Под ногами гостей лежала большая квадратная доска, покрытая цветной клеенкой, – импровизированный стол, на котором громоздились тарелки, а в большой кастрюле что-то булькало, шел пар и вкусно пахло. А в левом углу двора за решеткой стоял портрет Параджанова, закрытый как бы могильной или тюремной оградкой. «Это могила», – объяснял хозяин. Портрет был на земле, а перед ним сухие цветы, столетник и какое-то чахлое деревце…
Сначала банкет проходил во дворе. Вина лились рекой, песни струились, столы ломились, фантастические игрушки и коллажи свисали с ветвей старого дерева, а царские подарки тут же вручались гостям. Сам двор был выложен разноцветными плитками. И как бы с неба на невидимых нитях висел изумительным абажуром черный кружевной зонтик.
Этот необычный уличный праздник, душевное веселье продолжались весь день и ночь с перерывом на обязательный гастрольный спектакль. И никто – только, может быть, старый друг Параджанова еще по Киеву, художник Давид Боровский – никто не знал, что в этом доме, разукрашенном под дворец, самому Сергею Иосифовичу принадлежал разве что крошечный закуток с койкой и столом. Следуя сказкам из «1001 ночи», он именно за ночь соорудил все это великолепие, и профессионалы, московские лицедеи, даже не догадались, что это была не более чем декорация.
На фантасмагорическом празднике у Параджанова тот день не было лишь самого желанного гостя – Владимира Высоцкого. В Тбилиси он прилетел только на следующий день, и прямо из аэропорта поехал к Сергею. Очевидцы вспоминают, что Высоцкий был в джинсовом костюме и рубашке с широко распахнутым воротом. На толстой серебряной цепи болтался николаевский рубль. Сергей обнял Высоцкого и, увидев необычный медальон, развел руками: «Володя, миленький, что это за побрякушка у тебя?.. Подожди минутку. Снимай, ради бога, у меня для тебя есть что-то посерьезней». Поспешил к комоду, покопался и извлек из ящика замечательную, ручной работы и, вне всякого сомнения, очень дорогую звезду. Подошел к Владимиру, снял рубль с цепочки и повесил на нее свой сверкающий дар. «Уж и не помню, откуда это у меня, но я думаю, что эта звезда заняла достойное место – на твоей груди». И рассказал, что этот малахитовый с бриллиантами орден был высшей наградой османской Турции.

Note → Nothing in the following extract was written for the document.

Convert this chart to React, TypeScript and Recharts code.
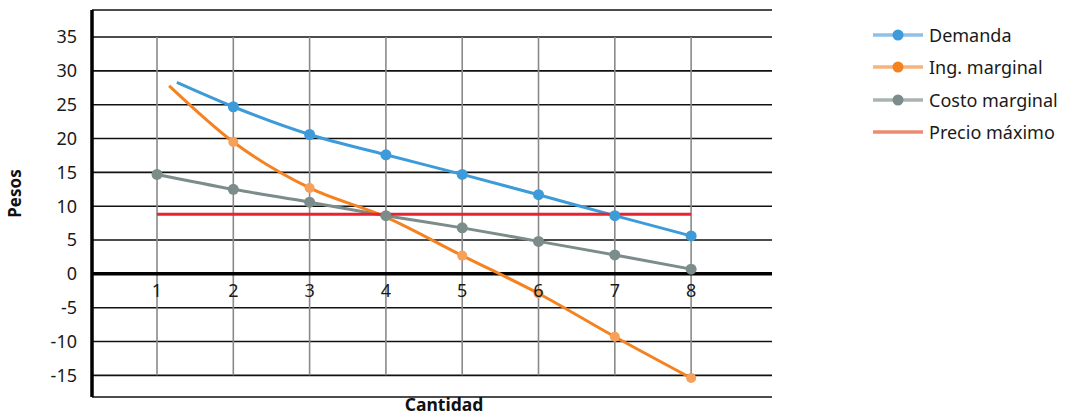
import React from "react";
import {
  CartesianGrid,
  Line,
  LineChart,
  ReferenceDot,
  ReferenceLine,
  XAxis,
  YAxis,
} from "recharts";

// ─── Data ────────────────────────────────────────────────────────────────────
const CANTIDAD = [1, 2, 3, 4, 5, 6, 7, 8];
const Y_TICKS = [-15, -10, -5, 0, 5, 10, 15, 20, 25, 30, 35];

// Demanda and Ing. marginal start a little right of 1 (no marker there)
const DEMANDA_X = [1.26, 2, 3, 4, 5, 6, 7, 8];
const DEMANDA_Y = [28.3, 24.7, 20.6, 17.6, 14.7, 11.7, 8.6, 5.6];

const ING_X = [1.16, 2, 3, 4, 5, 6, 7, 8];
const ING_Y = [27.8, 19.5, 12.7, 8.4, 2.7, -2.9, -9.3, -15.4];
const ING_MARKED = [false, true, true, false, true, true, true, true];

const COSTO_Y = [14.7, 12.5, 10.6, 8.6, 6.8, 4.8, 2.8, 0.7];

const PRECIO_MAX = 8.8;

const COLORS = {
  demanda: "#3e9bd9",
  ing: "#f58220",
  ingDot: "#f7a05a",
  costo: "#7b8c8a",
  precio: "#e8232f",
};

const demandaData = DEMANDA_X.map((x, i) => ({ x, y: DEMANDA_Y[i], marked: i > 0 }));
const ingData = ING_X.map((x, i) => ({ x, y: ING_Y[i], marked: ING_MARKED[i] }));
const costoData = CANTIDAD.map((x, i) => ({ x, y: COSTO_Y[i], marked: true }));
const precioData = [
  { x: CANTIDAD[0], y: PRECIO_MAX },
  { x: CANTIDAD[CANTIDAD.length - 1], y: PRECIO_MAX },
];

const makeDot = (fill: string, r: number) => (props: any) => {
  const { cx, cy, payload, index } = props;
  if (!payload?.marked) return <g key={index} />;
  return <circle key={index} cx={cx} cy={cy} r={r} fill={fill} />;
};

const LEGEND = [
  { name: "Demanda", line: "#8fc0e8", dot: "#3e9bd9" },
  { name: "Ing. marginal", line: "#f6b37c", dot: "#f58220" },
  { name: "Costo marginal", line: "#a9b4b2", dot: "#7b8c8a" },
  { name: "Precio máximo", line: "#ef8a72", dot: null as string | null },
];

function ChartLegend() {
  return (
    <div style={{ position: "absolute", left: 873, top: 19 }}>
      {LEGEND.map((item) => (
        <div key={item.name} style={{ display: "flex", alignItems: "center", height: 32.3 }}>
          <svg width={50} height={14} style={{ marginRight: 6 }}>
            <line x1={0} y1={7} x2={50} y2={7} stroke={item.line} strokeWidth={3.5} />
            {item.dot && <circle cx={25} cy={7} r={5.5} fill={item.dot} />}
          </svg>
          <span style={{ fontSize: 18, color: "#1a1a1a" }}>{item.name}</span>
        </div>
      ))}
    </div>
  );
}

export default function App() {
  return (
    <div
      style={{
        position: "absolute",
        left: 0,
        top: 0,
        width: 1070,
        height: 416,
        background: "#fff",
        fontFamily: "'Noto Sans', sans-serif",
      }}
    >
      <LineChart width={1070} height={416} margin={{ top: 10, right: 298, bottom: 0, left: 0 }}>
        <CartesianGrid vertical={false} stroke="#111" strokeWidth={1.6} />
        <XAxis
          type="number"
          dataKey="x"
          domain={[0.148, 9.06]}
          allowDataOverflow
          height={19}
          tick={false}
          tickLine={false}
          axisLine={false}
          label={{ value: "Cantidad", position: "center", dx: 12, dy: -2, fontSize: 17.5, fontWeight: 700, fill: "#111" }}
        />
        <YAxis
          type="number"
          domain={[-18.2, 39]}
          ticks={Y_TICKS}
          interval={0}
          width={92}
          tickSize={0}
          tickMargin={15}
          tick={{ fontSize: 18, fill: "#1a1a1a" }}
          axisLine={{ stroke: "#000", strokeWidth: 3.5 }}
          label={{ value: "Pesos", angle: -90, position: "center", dx: -31, dy: -10, fontSize: 17, fontWeight: 700, fill: "#111" }}
        />

        {/* vertical grid, only between -15 and 35 */}
        {CANTIDAD.map((c) => (
          <ReferenceLine
            key={`v${c}`}
            segment={[{ x: c, y: Y_TICKS[0] }, { x: c, y: Y_TICKS[Y_TICKS.length - 1] }]}
            stroke="#8a8a8a"
            strokeWidth={1.6}
          />
        ))}
        <ReferenceLine y={0} stroke="#000" strokeWidth={3.5} />

        {/* quantity labels sit just under the zero line */}
        {CANTIDAD.map((c) => (
          <ReferenceDot
            key={`l${c}`}
            x={c}
            y={0}
            r={0}
            fill="none"
            stroke="none"
            label={{ value: String(c), position: "bottom", offset: 10, fontSize: 18, fill: "#1a1a1a" }}
          />
        ))}

        <Line
          data={demandaData}
          dataKey="y"
          type="monotone"
          stroke={COLORS.demanda}
          strokeWidth={3}
          dot={makeDot(COLORS.demanda, 5.5)}
          activeDot={false}
          isAnimationActive={false}
        />
        <Line
          data={costoData}
          dataKey="y"
          type="monotone"
          stroke={COLORS.costo}
          strokeWidth={3}
          dot={makeDot(COLORS.costo, 5.5)}
          activeDot={false}
          isAnimationActive={false}
        />
        <Line
          data={ingData}
          dataKey="y"
          type="monotone"
          stroke={COLORS.ing}
          strokeWidth={3}
          dot={makeDot(COLORS.ingDot, 5)}
          activeDot={false}
          isAnimationActive={false}
        />
        <Line
          data={precioData}
          dataKey="y"
          type="linear"
          stroke={COLORS.precio}
          strokeWidth={3}
          dot={false}
          activeDot={false}
          isAnimationActive={false}
        />
      </LineChart>
      <ChartLegend />
    </div>
  );
}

В заключительный день гастролей Таганка порадовала тбилисских театралов «Мастером и Маргаритой». Перед началом спектакля, когда в зал вошли два великих режиссера – Любимов и Параджанов, все зрители встали, приветствуя мастеров. А на прощание Параджанов преподнес любимым артистам коллаж, который сотворил за ночь до этого. Затем это параджановское произведение украсило фойе театра в Москве…
В следующем году Параджанов дал пространное интервью газете «Монд». Он был откровенен: «Чтобы выдвинуть против меня обвинение, я был назван преступником, вором, антисоветчиком. У меня на теле даже искали золото. Затем приписали гомосексуализм и судили за это «преступление». Я якобы изнасиловал члена партии и совратил сорокалетнюю даму с помощью порноручки. Чтоб приписать мне преступление, были мобилизованы шесть прокуроров. «Да, вам мало года, – говорили они. – Вы получите пять лет. Этого вполне достаточно, чтобы вас уничтожить»…» Теперь я свободен, но не чувствую себя в безопасности. Я живу в вечном страхе – боюсь выходить из дома, боюсь, что меня обкрадут, сожгут картины из лагеря. Здесь все должны иметь прописку и работу. Но мне не дают работу… Меня в любое время могут арестовать, так как я нигде не работаю.. Я не имею права существовать, я вне закона… В тюрьме жизнь моя имела какой-то смысл, это была реальность, которую надо было преодолевать. Моя нынешняя жизнь бессмысленна. Я не боюсь смерти, но эта жизнь хуже смерти…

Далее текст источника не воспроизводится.